- March 12, 2022
- Posted by: Stephen Azubuike
- Category: Case Law Blog
The Nigerian Communications Commission Act (NCCA) was passed to protect the rights and interests of service providers and consumers within Nigeria. The NCCA created the Nigerian Communications Commission (NCC) as a regulatory agency with the mandate to protect and promote the interests of consumers against unfair practices including but not limited to matters relating to tariffs and charges for and the availability and quality of communications service, equipment and facilities.
The NCC issued the Consumer Code Practice Regulations containing extensive provisions for complaint handling processes and procedure, where consumers are dissatisfied/aggrieved with services provided by a service provider (licensee). In addition, there are also provisions for escalation to the NCC where the service provider fails to address the written complaint of a customer. In effect, a customer is expected to first of all resort to a domestic resolution of the complaint through the mechanism of the NCC before approaching the courts.
Even when the dispute is taken to court by the consumer, supplying evidence in proof of the allegations is paramount. In other words, it is not enough to merely show evidence of complaints lodged. More so, any random claim for monetary compensation without concrete proof would be roundly refused. This was the situation in a recently decided case of Obe v. MTN Nigeria Communications Ltd. [2021] 18 NWLR (Pt. 1809) 415 where a customer of MTN claimed a whopping sum of 100 Million Naira as damages from MTN. A brief account of the story is narrated below.
Obe v. MTN
Mr. Alechenu Ad’Obe Obe was a post-paid customer of MTN with a credit limit of N140,605.39. He lodged complaints with MTN about the alleged disruption or blocking of his mobile line. He eventually filed an action in court claiming 100 Million Naira as damages for the alleged losses he suffered. According to him, he lost over 2,000 contacts which he built in almost a decade; loss of contact with his family and colleagues both in Nigeria and in the UK (because the line was his only means of communication); loss of business, arising from his inability to reach or be reached by his professional business and family associates which he built as Special Adviser to the President since 1999. He also claimed that MTN did considerable damage and incalculable harm to his family, business and official life as a result of the disruption of his line.
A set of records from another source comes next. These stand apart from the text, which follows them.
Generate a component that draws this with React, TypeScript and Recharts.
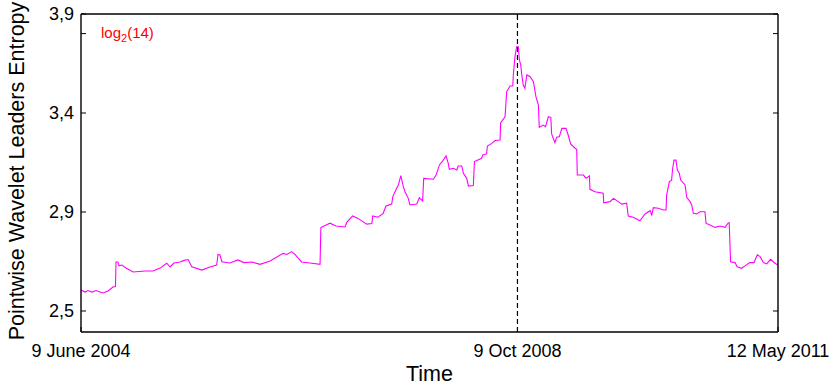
import React from 'react';
import { LineChart, Line, XAxis, YAxis, ReferenceLine, Label } from 'recharts';

// Day offsets from 9 June 2004
const DAYS = [0,15,25,40,54,69,80,98,116,125,127,134,138,149,163,189,232,261,287,311,323,337,359,374,388,402,438,468,492,497,504,511,540,569,591,620,649,686,733,747,764,776,787,800,831,867,870,903,925,958,964,985,1005,1036,1055,1058,1077,1096,1106,1127,1131,1145,1151,1160,1169,1175,1187,1193,1218,1227,1239,1243,1278,1288,1300,1312,1324,1332,1336,1350,1363,1368,1381,1387,1399,1405,1423,1427,1453,1457,1471,1474,1490,1502,1520,1522,1538,1544,1556,1566,1568,1574,1580,1586,1590,1595,1598,1604,1610,1617,1629,1641,1650,1659,1662,1677,1685,1695,1704,1707,1719,1725,1735,1744,1759,1767,1776,1792,1798,1800,1822,1832,1844,1846,1864,1894,1896,1919,1931,1949,1961,1979,1985,2003,2027,2046,2064,2070,2076,2094,2112,2122,2124,2134,2142,2146,2151,2158,2163,2170,2175,2191,2197,2209,2215,2221,2233,2245,2263,2267,2281,2300,2318,2336,2348,2351,2356,2372,2380,2396,2408,2426,2441,2453,2463,2475,2487,2501,2517,2528];

const ENTROPY = [2.595,2.586,2.593,2.586,2.593,2.586,2.582,2.591,2.609,2.611,2.723,2.723,2.705,2.709,2.695,2.677,2.682,2.682,2.695,2.717,2.700,2.718,2.723,2.730,2.734,2.701,2.686,2.700,2.709,2.757,2.755,2.724,2.718,2.732,2.720,2.723,2.712,2.727,2.762,2.757,2.770,2.757,2.741,2.723,2.718,2.712,2.879,2.899,2.886,2.882,2.903,2.932,2.921,2.895,2.898,2.932,2.926,2.944,2.977,2.986,3.020,3.058,3.073,3.115,3.065,3.042,3.012,2.982,2.986,3.015,3.000,3.103,3.099,3.118,3.164,3.182,3.205,3.171,3.144,3.149,3.141,3.159,3.159,3.126,3.103,3.068,3.070,3.179,3.194,3.209,3.214,3.250,3.262,3.275,3.277,3.356,3.383,3.497,3.523,3.523,3.573,3.656,3.701,3.701,3.641,3.618,3.580,3.527,3.512,3.573,3.565,3.542,3.474,3.436,3.335,3.345,3.338,3.383,3.380,3.305,3.265,3.290,3.292,3.330,3.330,3.300,3.259,3.240,3.235,3.118,3.118,3.103,3.114,3.053,3.042,3.035,2.992,2.997,3.012,2.997,2.986,2.990,2.932,2.926,2.910,2.941,2.956,2.936,2.970,2.967,2.959,2.959,3.027,3.088,3.095,3.149,3.186,3.186,3.141,3.126,3.095,3.073,3.017,2.997,2.982,2.944,2.941,2.951,2.951,2.899,2.891,2.880,2.886,2.880,2.901,2.901,2.724,2.720,2.701,2.694,2.705,2.720,2.720,2.755,2.747,2.720,2.714,2.735,2.717,2.709];

const X_TICK_VALUES = [0, 1583, 2528];
const X_TICK_LABELS = ['9 June 2004', '9 Oct 2008', '12 May 2011'];
const EVENT_DAY = 1583;

const LOG2_14_LEVEL = 3.761;
const Y_TICK_VALUES = [2.5, 2.95, 3.4, LOG2_14_LEVEL, 3.85];
const Y_TICK_LABELS = ['2,5', '2,9', '3,4', '', '3,9'];
const Y_DOMAIN = [2.4045, 3.85];
const X_DOMAIN = [0, 2528];

const data = DAYS.map((d, i) => ({ day: d, entropy: ENTROPY[i] }));

const FONT = '"Liberation Sans", Arial, Helvetica, sans-serif';
const TICK_LEN = 5;

function LeftTick(props: any) {
  const { x, y, payload } = props;
  const i = Y_TICK_VALUES.indexOf(payload.value);
  const label = i >= 0 ? Y_TICK_LABELS[i] : '';
  return (
    <g>
      <line x1={x} x2={x + TICK_LEN} y1={y} y2={y} stroke="#000" strokeWidth={1} />
      {label ? (
        <text x={x - 7} y={y} dy="0.36em" textAnchor="end" fontSize={18} fill="#000" fontFamily={FONT}>
          {label}
        </text>
      ) : null}
    </g>
  );
}

function RightTick(props: any) {
  const { x, y } = props;
  return <line x1={x - TICK_LEN} x2={x} y1={y} y2={y} stroke="#000" strokeWidth={1} />;
}

function BottomTick(props: any) {
  const { x, y, payload } = props;
  const i = X_TICK_VALUES.indexOf(payload.value);
  const label = i >= 0 ? X_TICK_LABELS[i] : '';
  return (
    <g>
      <line x1={x} x2={x} y1={y - TICK_LEN} y2={y} stroke="#000" strokeWidth={1} />
      <text x={x} y={y + 25} textAnchor="middle" fontSize={18} fill="#000" fontFamily={FONT}>
        {label}
      </text>
    </g>
  );
}

function TopTick(props: any) {
  const { x, y } = props;
  return <line x1={x} x2={x} y1={y} y2={y + TICK_LEN} stroke="#000" strokeWidth={1} />;
}

function YTitle(p: any) {
  const vb = p.viewBox || { x: 0, y: 14, width: 81, height: 318 };
  const cx = vb.x + 24;
  const cy = vb.y + vb.height / 2 - 2;
  return (
    <text
      transform={`rotate(-90, ${cx}, ${cy})`}
      x={cx}
      y={cy}
      textAnchor="middle"
      fontSize={21.5}
      fill="#000"
      fontFamily={FONT}
    >
      Pointwise Wavelet Leaders Entropy
    </text>
  );
}

function XTitle(p: any) {
  const vb = p.viewBox || { x: 81, y: 332, width: 697, height: 53 };
  return (
    <text x={vb.x + vb.width / 2} y={vb.y + 49} textAnchor="middle" fontSize={21.5} fill="#000" fontFamily={FONT}>
      Time
    </text>
  );
}

function LogLabel(p: any) {
  const vb = p.viewBox || { x: 81, y: 33 };
  return (
    <text x={vb.x + 20} y={vb.y + 4} fontSize={15} fill="#ff0000" fontFamily={FONT}>
      log
      <tspan fontSize={11} dy={4}>2</tspan>
      <tspan dy={-4}>(14)</tspan>
    </text>
  );
}

export default function App() {
  return (
    <div style={{ position: 'absolute', left: 0, top: 0, width: 833, height: 385, background: '#fff' }}>
      <LineChart
        width={833}
        height={385}
        data={data}
        margin={{ top: 13, right: 54, bottom: 0, left: 0 }}
        style={{ fontFamily: FONT }}
      >
        <XAxis
          dataKey="day"
          type="number"
          domain={X_DOMAIN}
          ticks={X_TICK_VALUES}
          interval={0}
          allowDataOverflow
          height={53}
          tickSize={0}
          tickMargin={0}
          tickLine={false}
          axisLine={{ stroke: '#000', strokeWidth: 1.4 }}
          tick={<BottomTick />}
        >
          <Label content={<XTitle />} />
        </XAxis>
        <XAxis
          xAxisId="top"
          orientation="top"
          dataKey="day"
          type="number"
          domain={X_DOMAIN}
          ticks={[EVENT_DAY]}
          interval={0}
          allowDataOverflow
          height={1}
          tickSize={0}
          tickMargin={0}
          tickLine={false}
          axisLine={{ stroke: '#000', strokeWidth: 1.4 }}
          tick={<TopTick />}
        />
        <YAxis
          type="number"
          domain={Y_DOMAIN}
          ticks={Y_TICK_VALUES}
          interval={0}
          allowDataOverflow
          width={81}
          tickSize={0}
          tickMargin={0}
          tickLine={false}
          axisLine={{ stroke: '#000', strokeWidth: 1.4 }}
          tick={<LeftTick />}
        >
          <Label content={<YTitle />} />
        </YAxis>
        <YAxis
          yAxisId="right"
          orientation="right"
          type="number"
          domain={Y_DOMAIN}
          ticks={Y_TICK_VALUES}
          interval={0}
          allowDataOverflow
          width={1}
          tickSize={0}
          tickMargin={0}
          tickLine={false}
          axisLine={{ stroke: '#000', strokeWidth: 1.4 }}
          tick={<RightTick />}
        />
        <ReferenceLine x={EVENT_DAY} stroke="#000" strokeWidth={1.2} strokeDasharray="5 3" />
        <ReferenceLine y={LOG2_14_LEVEL} stroke="none" label={<LogLabel />} />
        <Line
          type="linear"
          dataKey="entropy"
          stroke="#ff00ff"
          strokeWidth={1.1}
          dot={false}
          activeDot={false}
          isAnimationActive={false}
        />
      </LineChart>
    </div>
  );
}
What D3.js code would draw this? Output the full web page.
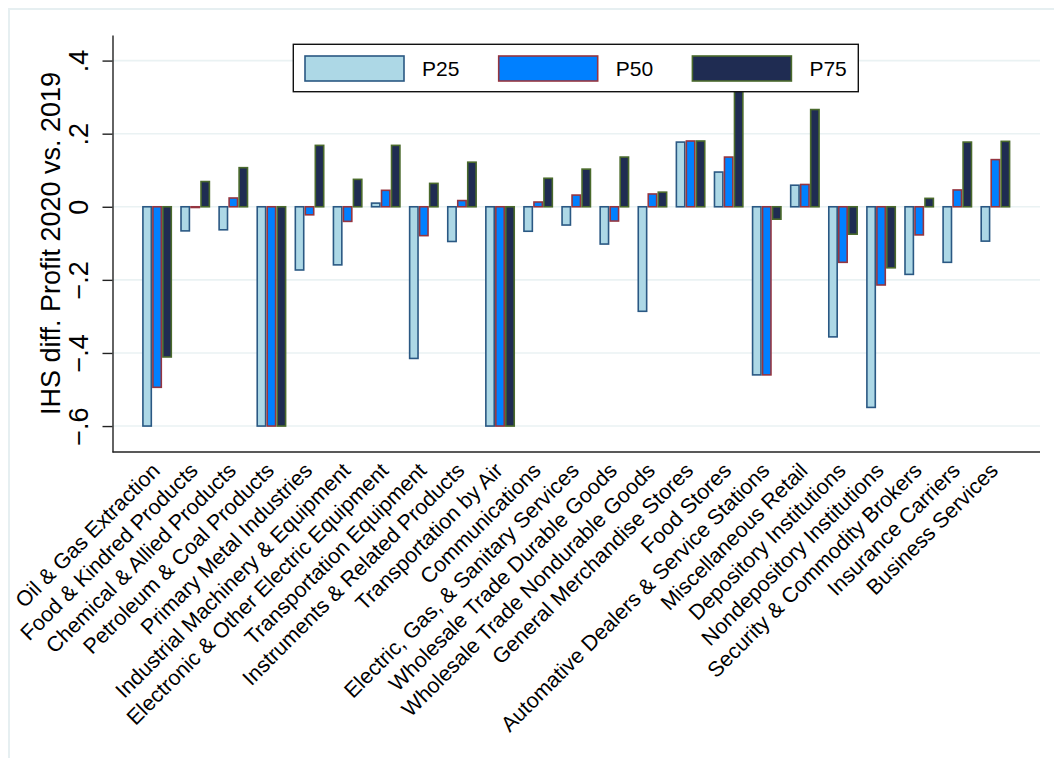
<!DOCTYPE html>
<html>
<head>
<meta charset="utf-8">
<script src="https://cdn.jsdelivr.net/npm/d3@7"></script>
<style>
  html, body { margin: 0; padding: 0; background: #ffffff; }
  svg { display: block; font-family: "Liberation Sans", Arial, Helvetica, sans-serif; }
</style>
</head>
<body>
<svg id="chart" width="1054" height="758"></svg>
<script>
// Industry groups (x categories)
const categories = [
  "Oil & Gas Extraction",
  "Food & Kindred Products",
  "Chemical & Allied Products",
  "Petroleum & Coal Products",
  "Primary Metal Industries",
  "Industrial Machinery & Equipment",
  "Electronic & Other Electric Equipment",
  "Transportation Equipment",
  "Instruments & Related Products",
  "Transportation by Air",
  "Communications",
  "Electric, Gas, & Sanitary Services",
  "Wholesale Trade Durable Goods",
  "Wholesale Trade Nondurable Goods",
  "General Merchandise Stores",
  "Food Stores",
  "Automative Dealers & Service Stations",
  "Miscellaneous Retail",
  "Depository Institutions",
  "Nondepository Institutions",
  "Security & Commodity Brokers",
  "Insurance Carriers",
  "Business Services"
];

// Series names
const seriesNames = ["P25", "P50", "P75"];

// IHS difference in profit, 2020 vs. 2019, by percentile
const p25 = [-0.600, -0.066, -0.063, -0.600, -0.173, -0.159, 0.010, -0.415, -0.095, -0.600,
             -0.067, -0.050, -0.102, -0.286, 0.177, 0.095, -0.460, 0.059, -0.356, -0.549,
             -0.185, -0.152, -0.094];
const p50 = [-0.494, -0.002, 0.024, -0.600, -0.022, -0.040, 0.045, -0.079, 0.017, -0.600,
             0.013, 0.032, -0.039, 0.035, 0.180, 0.136, -0.460, 0.061, -0.152, -0.214,
             -0.077, 0.046, 0.129];
const p75 = [-0.411, 0.069, 0.107, -0.600, 0.168, 0.075, 0.168, 0.064, 0.122, -0.600,
             0.078, 0.103, 0.136, 0.040, 0.180, 0.320, -0.034, 0.266, -0.075, -0.167,
             0.023, 0.177, 0.179];

// Y axis tick values
const yTicks = [-0.6, -0.4, -0.2, 0, 0.2, 0.4];

const seriesValues = [p25, p50, p75];
const fills   = ["#add8e6", "#0080ff", "#1f2c52"];
const strokes = ["#2a5883", "#953540", "#4a6a2c"];

const svg = d3.select("#chart");
const W = 1054, H = 758;
const plot = { left: 112.5, right: 1040, top: 35, bottom: 452 };

// Outer graph frame (only top and left edges fall inside the canvas)
svg.append("rect")
  .attr("x", 9).attr("y", 9)
  .attr("width", W + 20).attr("height", H + 20)
  .attr("fill", "none")
  .attr("stroke", "#e6eff1")
  .attr("stroke-width", 2);

const y = d3.scaleLinear()
  .domain([-0.671, 0.470])
  .range([plot.bottom, plot.top]);

const x0 = d3.scaleBand()
  .domain(categories)
  .range([plot.left, plot.right])
  .paddingInner(0.213)
  .paddingOuter(0.777);

const x1 = d3.scaleBand()
  .domain(seriesNames)
  .range([0, x0.bandwidth()])
  .padding(0);

// Horizontal grid lines
svg.append("g")
  .selectAll("line")
  .data(yTicks)
  .join("line")
  .attr("x1", plot.left).attr("x2", plot.right)
  .attr("y1", d => y(d)).attr("y2", d => y(d))
  .attr("stroke", "#eaf2f3")
  .attr("stroke-width", 1.6);

// Bars
const rows = categories.map((c, i) => ({
  cat: c,
  vals: seriesNames.map((s, k) => ({ s, k, v: seriesValues[k][i] }))
}));

const groups = svg.append("g")
  .selectAll("g")
  .data(rows)
  .join("g")
  .attr("transform", d => `translate(${x0(d.cat)},0)`);

groups.selectAll("rect")
  .data(d => d.vals)
  .join("rect")
  .attr("x", d => x1(d.s) + 0.8)
  .attr("width", x1.bandwidth() - 1.6)
  .attr("y", d => Math.min(y(0), y(d.v)))
  .attr("height", d => Math.abs(y(d.v) - y(0)))
  .attr("fill", d => fills[d.k])
  .attr("stroke", d => strokes[d.k])
  .attr("stroke-width", 1.6);

// Y axis
const fmt = v => {
  if (v === 0) return "0";
  return d3.format(".1f")(v).replace("0.", ".");
};

const yAxis = svg.append("g")
  .attr("transform", `translate(${plot.left},0)`)
  .call(d3.axisLeft(y).tickValues(yTicks).tickSize(10).tickSizeOuter(0).tickFormat(fmt));

yAxis.select(".domain").attr("stroke", "#222").attr("stroke-width", 1.4);
yAxis.selectAll(".tick line").attr("stroke", "#222").attr("stroke-width", 1.4);
yAxis.selectAll(".tick text")
  .attr("x", null).attr("dy", null)
  .attr("text-anchor", "middle")
  .attr("transform", "translate(-24.5,0) rotate(-90)")
  .attr("fill", "#000")
  .style("font-size", "27px")
  .style("font-family", "\"Liberation Sans\", Arial, Helvetica, sans-serif");

// X axis line (no ticks)
svg.append("line")
  .attr("x1", plot.left).attr("x2", plot.right)
  .attr("y1", plot.bottom).attr("y2", plot.bottom)
  .attr("stroke", "#222")
  .attr("stroke-width", 1.4);

// Category labels, angled
svg.append("g")
  .selectAll("text")
  .data(categories)
  .join("text")
  .attr("transform", d => `translate(${x0(d) + x0.bandwidth() / 2 + 4},${plot.bottom + 20}) rotate(-45)`)
  .attr("text-anchor", "end")
  .attr("fill", "#000")
  .style("font-size", "21.5px")
  .text(d => d);

// Y axis title
svg.append("text")
  .attr("transform", `translate(60,${(plot.top + plot.bottom) / 2}) rotate(-90)`)
  .attr("text-anchor", "middle")
  .attr("fill", "#000")
  .style("font-size", "27px")
  .text("IHS diff. Profit 2020 vs. 2019");

// Legend
const legend = svg.append("g");
legend.append("rect")
  .attr("x", 293.3).attr("y", 44.3)
  .attr("width", 565).attr("height", 47.4)
  .attr("fill", "#ffffff")
  .attr("stroke", "#111")
  .attr("stroke-width", 1.4);

const legendStep = 193.7;
const items = legend.selectAll("g.item")
  .data(seriesNames)
  .join("g")
  .attr("class", "item")
  .attr("transform", (d, i) => `translate(${305 + i * legendStep},0)`);

items.append("rect")
  .attr("x", 0).attr("y", 56)
  .attr("width", 99).attr("height", 25)
  .attr("fill", (d, i) => fills[i])
  .attr("stroke", (d, i) => strokes[i])
  .attr("stroke-width", 1.6);

items.append("text")
  .attr("x", 117)
  .attr("y", 75.5)
  .attr("fill", "#000")
  .style("font-size", "21px")
  .text(d => d);
</script>
</body>
</html>
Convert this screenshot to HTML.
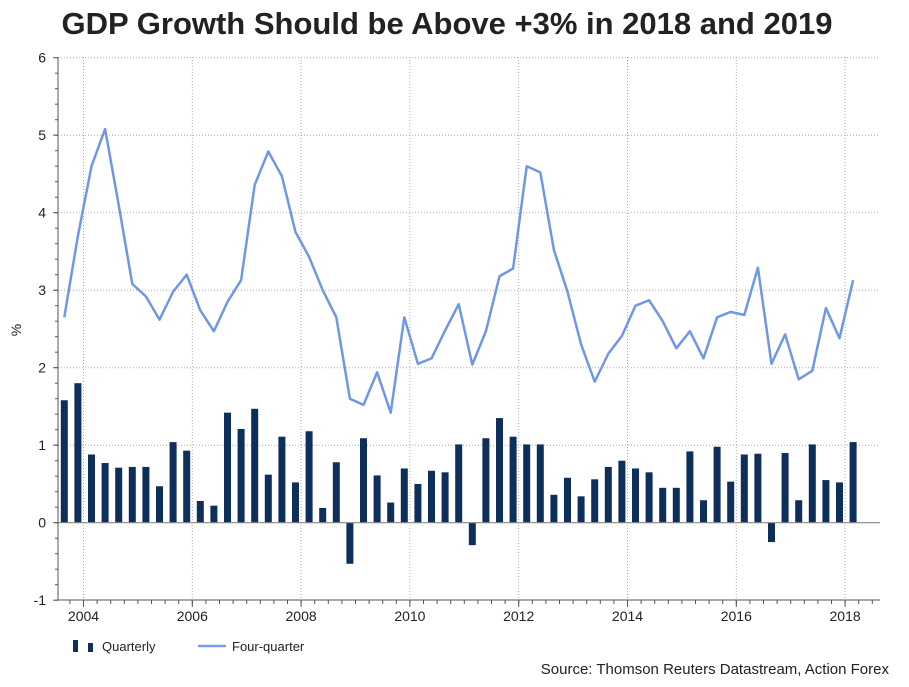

Mr. Obe’s case failed at the trial Court, Court of Appeal and the Supreme Court. He was left in the cold to rue his attempt to make a windfall from the telecom giant without any legal basis. At page 444 of the report, Oseji, JSC was emphatic:
…The Appellant [Mr. Alechenu Ad’Obe Obe] did not adduce any evidence to prove the fact that his line was actually disrupted or blocked by the Respondent [MTN]. No call logs were produced to show the absence of use of his number during the period he complained about, neither did he show that any notice to produce same was served on the Respondent. The Appellant’s complaint that he could not use his roaming facility while abroad was not also supported by any evidence in proof thereof by way of flight tickets or his international passport. There was no iota of evidence in proof of his allegation that the Respondent did considerable and incalculable harm to his family, business, and official life as a result of the disruption of his telephone line. No single witness was called to testify on the efforts made in reaching the Appellant either for business, family or official transactions and which failed efforts caused any damage to the Appellant, either financially or emotionally. The same goes for the 2,000 phone contacts he alleged to have lost because of the disruption or blocking of his line.
In his opinion, Abubakar, JSC stated (at page 459):
Where Appellant’s claim in an action is adjudged to be a sham and firmly rooted in a calculated design to embark on gold-digging, such claim must be dismissed with speed.
Accordingly, the Supreme Court had no difficulty in unanimously dismissing the Appellant’s appeal with speed.